Problem statement: Print, word for word, the opening line of the data below and every line after it through the line that contains "monthDays.forEach(([ym, days]) =>", but not the pictures.

^^^^

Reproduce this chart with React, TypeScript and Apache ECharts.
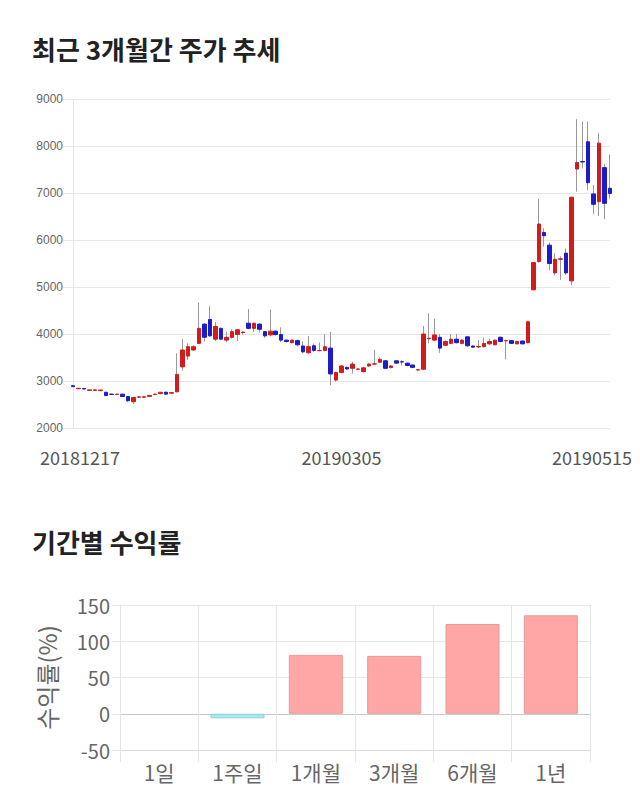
import React, { useEffect, useRef } from 'react';
import * as echarts from 'echarts';

// trading days per month
const monthDays: [string, number[]][] = [
  ['201812', [17, 18, 19, 20, 21, 24, 26, 27, 28]],
  ['201901', [2, 3, 4, 7, 8, 9, 10, 11, 14, 15, 16, 17, 18, 21, 22, 23, 24, 25, 28, 29, 30, 31]],
  ['201902', [1, 7, 8, 11, 12, 13, 14, 15, 18, 19, 20, 21, 22, 25, 26, 27, 28]],
  ['201903', [4, 5, 6, 7, 8, 11, 12, 13, 14, 15, 18, 19, 20, 21, 22, 25, 26, 27, 28, 29]],
  ['201904', [1, 2, 3, 4, 5, 8, 9, 10, 11, 12, 15, 16, 17, 18, 19, 22, 23, 24, 25, 26, 29, 30]],
  ['201905', [2, 3, 7, 8, 9, 10, 13, 14, 15]],
];
const dates: string[] = [];
monthDays.forEach(([ym, days]) => days.forEach((d) => dates.push(ym + String(d).padStart(2, '0'))));

const opens = [
  2900, 2835, 2840, 2800, 2800, 2795, 2760, 2720, 2712, 2720,
  2670, 2560, 2655, 2655, 2672, 2712, 2732, 2762, 2742, 2770,
  3300, 3530, 3660, 3800, 4210, 4310, 3890, 4120, 3870, 3930,
  3990, 4030, 4230, 4120, 4210, 4050, 3980, 4060, 3990, 3870,
  3815, 3860, 3745, 3600, 3750, 3645, 3650, 3700, 3020, 3180,
  3290, 3270, 3250, 3200, 3320, 3360, 3400, 3430, 3285, 3430,
  3410, 3380, 3340, 3235, 3250, 3900, 3870, 3930, 3760, 3800,
  3890, 3800, 3940, 3745, 3725, 3730, 3790, 3770, 3930, 3855,
  3860, 3790, 3850, 3815, 4940, 5540, 6160, 5890, 5300, 5590,
  5720, 5130, 7510, 7670, 8090, 6980, 6815, 7540, 7100,
];
const closes = [
  2880, 2845, 2830, 2810, 2812, 2808, 2690, 2715, 2720, 2670,
  2580, 2650, 2662, 2665, 2692, 2720, 2760, 2720, 2752, 3140,
  3660, 3730, 3730, 4120, 3930, 3960, 4160, 3890, 3930, 4050,
  4090, 4040, 4120, 4230, 4100, 3960, 4060, 3990, 3870, 3840,
  3870, 3770, 3620, 3730, 3650, 3650, 3730, 3150, 3180, 3320,
  3255, 3360, 3255, 3280, 3360, 3365, 3460, 3270, 3320, 3380,
  3405, 3330, 3290, 3240, 4000, 3910, 3980, 3700, 3840, 3890,
  3815, 3870, 3750, 3720, 3735, 3800, 3840, 3870, 3840, 3860,
  3800, 3840, 3790, 4260, 5520, 6340, 6090, 5500, 5590, 5600,
  5300, 6910, 7650, 7660, 7220, 6760, 8060, 6780, 6990,
];
const lows = [
  2870, 2830, 2820, 2790, 2790, 2785, 2680, 2700, 2700, 2660,
  2550, 2510, 2640, 2640, 2660, 2700, 2720, 2710, 2730, 2760,
  3220, 3450, 3640, 3790, 3840, 3940, 3850, 3870, 3820, 3900,
  3850, 3990, 4100, 4040, 4030, 3920, 3950, 3960, 3830, 3820,
  3800, 3740, 3590, 3580, 3620, 3630, 3630, 2910, 2990, 3160,
  3240, 3160, 3240, 3180, 3300, 3340, 3380, 3250, 3270, 3360,
  3330, 3310, 3270, 3220, 3240, 3800, 3850, 3600, 3740, 3780,
  3800, 3780, 3720, 3700, 3700, 3710, 3770, 3760, 3820, 3460,
  3790, 3780, 3780, 3800, 4930, 5520, 5860, 5360, 5250, 5150,
  5260, 5040, 7030, 7520, 7060, 6550, 6510, 6440, 6880,
];
const highs = [
  2910, 2850, 2850, 2820, 2820, 2815, 2770, 2730, 2730, 2730,
  2680, 2660, 2670, 2670, 2700, 2730, 2770, 2770, 2760, 3590,
  3890, 3800, 3760, 4670, 4230, 4600, 4260, 4140, 4050, 4100,
  4100, 4060, 4530, 4240, 4230, 4060, 4520, 4080, 4140, 3880,
  3880, 3880, 3840, 3960, 3800, 3820, 4000, 4050, 3200, 3340,
  3310, 3410, 3270, 3300, 3380, 3660, 3500, 3440, 3340, 3440,
  3440, 3390, 3350, 3250, 4170, 4440, 4330, 4000, 3860, 4000,
  4000, 3890, 3960, 3760, 3870, 3920, 3900, 3880, 3950, 3880,
  3870, 3860, 3860, 4280, 5530, 6870, 6250, 5950, 5720, 5650,
  5820, 6920, 8570, 8520, 8520, 7170, 8280, 7620, 7820,
];
const priceTicks = { min: 2000, max: 9000, interval: 1000 };
const dateLabelIdx = [0, 49, 98];

const periods = ['1일', '1주일', '1개월', '3개월', '6개월', '1년'];
const returns = [0, -6.3, 81.2, 79.8, 123.8, 135.8];
const returnTicks = { min: -50, max: 150, interval: 50 };

const FONT = "'Noto Sans CJK KR', 'Noto Sans', sans-serif";
const UP = '#d11c1c';
const DOWN = '#1c1cc8';
const GRID = '#e6e6e6';

export default function App() {
  const ref = useRef<HTMLDivElement>(null);
  useEffect(() => {
    if (!ref.current) return;
    const chart = echarts.init(ref.current, null, { renderer: 'svg' });
    const wickData = dates.map((_, i) => [opens[i], closes[i], lows[i], highs[i]]);
    const bodyData = dates.map((_, i) => [
      opens[i], closes[i], Math.min(opens[i], closes[i]), Math.max(opens[i], closes[i]),
    ]);
    const barData = returns.map((v) => ({
      value: v,
      itemStyle: {
        color: v >= 0 ? '#ffa6a6' : '#a8e8f2',
        borderColor: v >= 0 ? '#e89a9a' : '#8cd2df',
        borderWidth: v === 0 ? 0 : 1,
      },
    }));
    const lbl = (extra: any) => ({ fontSize: 18, color: '#555', fontFamily: FONT, ...extra });
    chart.setOption({
      animation: false,
      textStyle: { fontFamily: FONT },
      title: [
        {
          text: '최근 3개월간 주가 추세', left: 32, top: 35, padding: 0,
          textStyle: { fontSize: 26, fontWeight: 'bold', color: '#222', fontFamily: FONT },
        },
        {
          text: '기간별 수익률', left: 32, top: 528, padding: 0,
          textStyle: { fontSize: 26, fontWeight: 'bold', color: '#222', fontFamily: FONT },
        },
      ],
      grid: [
        { left: 73, right: 30, top: 99, bottom: 382 },
        { left: 120, right: 50, top: 605, bottom: 60 },
      ],
      xAxis: [
        {
          type: 'category', gridIndex: 0, data: dates, boundaryGap: false,
          axisLine: { show: false }, axisTick: { show: false },
          splitLine: { show: false },
          axisLabel: {
            interval: (i: number) => dateLabelIdx.includes(i),
            margin: 20,
            formatter: (v: string, i: number) =>
              i === dateLabelIdx[0] ? `{a|${v}}` : i === dateLabelIdx[2] ? `{b|${v}}` : `{c|${v}}`,
            rich: {
              a: lbl({ padding: [0, 0, 0, 14] }),
              b: lbl({ padding: [0, 36, 0, 0] }),
              c: lbl({}),
            },
          },
        },
        {
          type: 'category', gridIndex: 1, data: periods, boundaryGap: true,
          axisLine: { show: true, onZero: false, lineStyle: { color: '#ddd' } },
          axisTick: { show: true, length: 12, lineStyle: { color: GRID } },
          splitLine: { show: true, lineStyle: { color: GRID } },
          axisLabel: { fontSize: 21, color: '#666', margin: 11, fontFamily: FONT },
        },
      ],
      yAxis: [
        {
          type: 'value', gridIndex: 0, ...priceTicks,
          axisLine: { show: true, lineStyle: { color: GRID } },
          axisTick: { show: true, length: 10, lineStyle: { color: GRID } },
          splitLine: { show: true, lineStyle: { color: GRID } },
          axisLabel: {
            fontSize: 12, color: '#666', margin: 10,
            fontFamily: 'Liberation Sans, Arial, sans-serif',
            formatter: (v: number) => String(v),
          },
        },
        {
          type: 'value', gridIndex: 1, ...returnTicks,
          name: '수익률(%)', nameLocation: 'middle', nameGap: 62, nameRotate: 90,
          nameTextStyle: { fontSize: 24, color: '#666', fontFamily: FONT },
          axisLine: { show: true, lineStyle: { color: GRID } },
          axisTick: { show: true, length: 8, lineStyle: { color: GRID } },
          splitLine: { show: true, lineStyle: { color: ['#ddd', '#c8c8c8', GRID, GRID, GRID] } },
          axisLabel: { fontSize: 20, color: '#666', margin: 10, fontFamily: FONT },
        },
      ],
      series: [
        {
          type: 'candlestick', xAxisIndex: 0, yAxisIndex: 0, data: wickData, barWidth: 1,
          itemStyle: { color: '#999', color0: '#999', borderColor: '#999', borderColor0: '#999', borderWidth: 1 },
        },
        {
          type: 'candlestick', xAxisIndex: 0, yAxisIndex: 0, data: bodyData, barWidth: 4,
          itemStyle: { color: UP, color0: DOWN, borderColor: UP, borderColor0: DOWN, borderWidth: 1 },
        },
        {
          type: 'bar', xAxisIndex: 1, yAxisIndex: 1, data: barData, barWidth: 54,
        },
      ],
    });
    return () => chart.dispose();
  }, []);
  return (
    <div
      ref={ref}
      style={{ position: 'fixed', left: 0, top: 0, width: 640, height: 810, background: '#fff' }}
    />
  );
}
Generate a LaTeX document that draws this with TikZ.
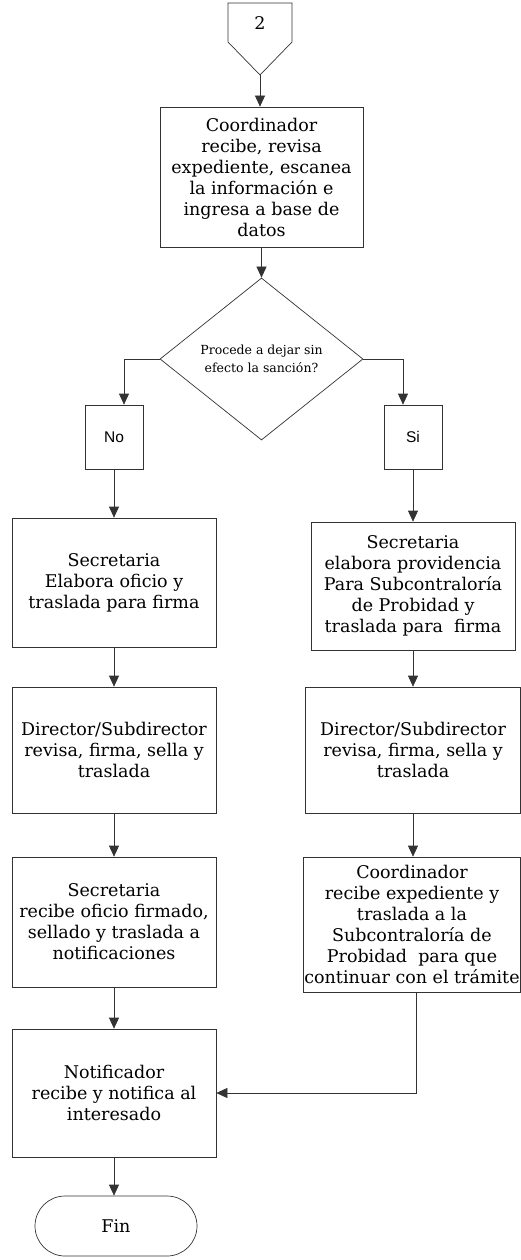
\documentclass[tikz,border=0pt]{standalone}
\usepackage{fontspec}
\setmainfont{DejaVu Serif}
\newfontfamily\arialfont{Liberation Sans}
\usepackage{tikz}
\usetikzlibrary{arrows, arrows.meta}
\usetikzlibrary{shapes.geometric, shapes.misc, positioning}
\begin{document}
\begin{tikzpicture}[x=1pt, y=-1pt]
\tikzstyle{every node}+=[inner sep=0pt]
\tikzstyle{proc}=[draw=black!80, line width=0.7pt, align=center, font=\fontsize{17.5}{21}\selectfont]
\tikzstyle{answer}=[proc, minimum width=58pt, minimum height=64pt, font=\arialfont\fontsize{15.5}{18}\selectfont]
\tikzstyle{flow}=[draw=black!80, line width=0.7pt, -{Triangle[length=11pt, width=10pt]}]
\useasboundingbox (0,0) rectangle (521,1260);
\draw [black!80, line width=0.7pt] (228,3) -- (292,3) -- (292,42) -- (260,75) -- (228,42) -- cycle;
\node [font=\fontsize{17.5}{21}\selectfont] (pg) at (260,23) {2};
\coordinate (con) at (260,75);
\node [proc, minimum width=203pt, minimum height=140pt] (coordA) at (261.5,177) {Coordinador\\recibe, revisa\\expediente, escanea\\la información e\\ingresa a base de\\datos};
\node [proc, shape=diamond, aspect=1.25, minimum width=203pt, minimum height=162pt, font=\fontsize{12.5}{18}\selectfont] (dec) at (261.5,359) {Procede a dejar sin\\efecto la sanción?};
\node [answer] (no) at (114,437) {No};
\node [answer] (si) at (413,437) {Si};
\node [proc, minimum width=204pt, minimum height=129pt] (secA) at (114,582.5) {Secretaria\\Elabora oficio y\\traslada para firma};
\node [proc, minimum width=204pt, minimum height=126pt] (dirA) at (114,750) {Director/Subdirector\\revisa, firma, sella y\\traslada};
\node [proc, minimum width=204pt, minimum height=130pt] (secB) at (114,922) {Secretaria\\recibe oficio firmado,\\sellado y traslada a\\notificaciones};
\node [proc, minimum width=204pt, minimum height=128pt] (notif) at (114,1093) {Notificador\\recibe y notifica al\\interesado};
\node [proc, shape=rounded rectangle, minimum width=162pt, minimum height=60pt] (fin) at (116,1226) {Fin};
\node [proc, minimum width=204pt, minimum height=128pt] (secC) at (413,586) {Secretaria\\elabora providencia\\Para Subcontraloría\\de Probidad y\\traslada para\ \ firma};
\node [proc, minimum width=215pt, minimum height=126pt] (dirB) at (413,750) {Director/Subdirector\\revisa, firma, sella y\\traslada};
\node [proc, minimum width=217pt, minimum height=135pt] (coordB) at (412,924.5) {Coordinador\\recibe expediente y\\traslada a la\\Subcontraloría de\\Probidad\ \ para que\\continuar con el trámite};
\draw [flow] (con) -- (con |- coordA.north);
\draw [flow] (coordA) -- (dec);
\draw [flow] (dec.west) -| ([xshift=10pt]no.north);
\draw [flow] (dec.east) -| ([xshift=-10pt]si.north);
\draw [flow] (no) -- (secA);
\draw [flow] (secA) -- (dirA);
\draw [flow] (dirA) -- (secB);
\draw [flow] (secB) -- (notif);
\draw [flow] (notif) -- (notif.south |- fin.north);
\draw [flow] (si) -- (secC);
\draw [flow] (secC) -- (dirB);
\draw [flow] (dirB.south) -- (dirB.south |- coordB.north);
\draw [flow] ([xshift=4pt]coordB.south) |- (notif.east);
\end{tikzpicture}
\end{document}
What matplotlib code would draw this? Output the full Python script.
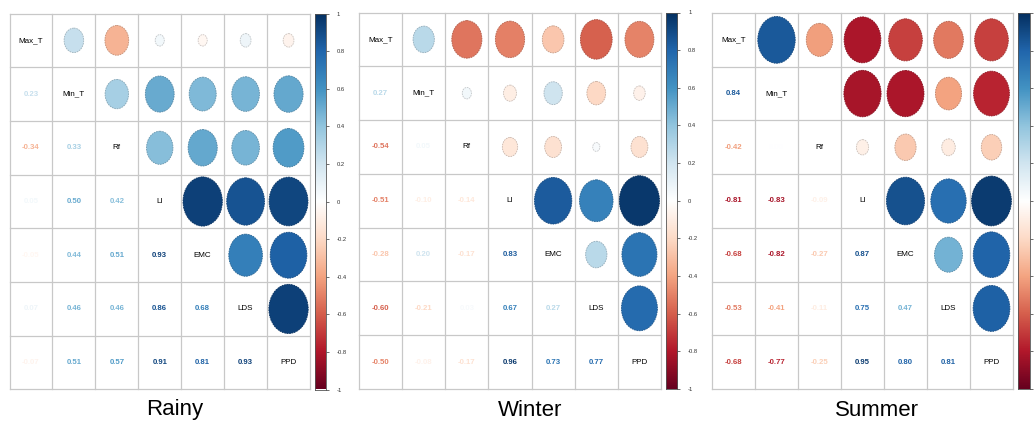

^^^^

Exercise result:
Reproduce this chart with React, TypeScript and Apache ECharts.
import React, { useEffect, useRef } from 'react';
import * as echarts from 'echarts';

// trading days per month
const monthDays: [string, number[]][] = [
  ['201812', [17, 18, 19, 20, 21, 24, 26, 27, 28]],
  ['201901', [2, 3, 4, 7, 8, 9, 10, 11, 14, 15, 16, 17, 18, 21, 22, 23, 24, 25, 28, 29, 30, 31]],
  ['201902', [1, 7, 8, 11, 12, 13, 14, 15, 18, 19, 20, 21, 22, 25, 26, 27, 28]],
  ['201903', [4, 5, 6, 7, 8, 11, 12, 13, 14, 15, 18, 19, 20, 21, 22, 25, 26, 27, 28, 29]],
  ['201904', [1, 2, 3, 4, 5, 8, 9, 10, 11, 12, 15, 16, 17, 18, 19, 22, 23, 24, 25, 26, 29, 30]],
  ['201905', [2, 3, 7, 8, 9, 10, 13, 14, 15]],
];
const dates: string[] = [];
monthDays.forEach(([ym, days]) => days.forEach((d) => dates.push(ym + String(d).padStart(2, '0'))));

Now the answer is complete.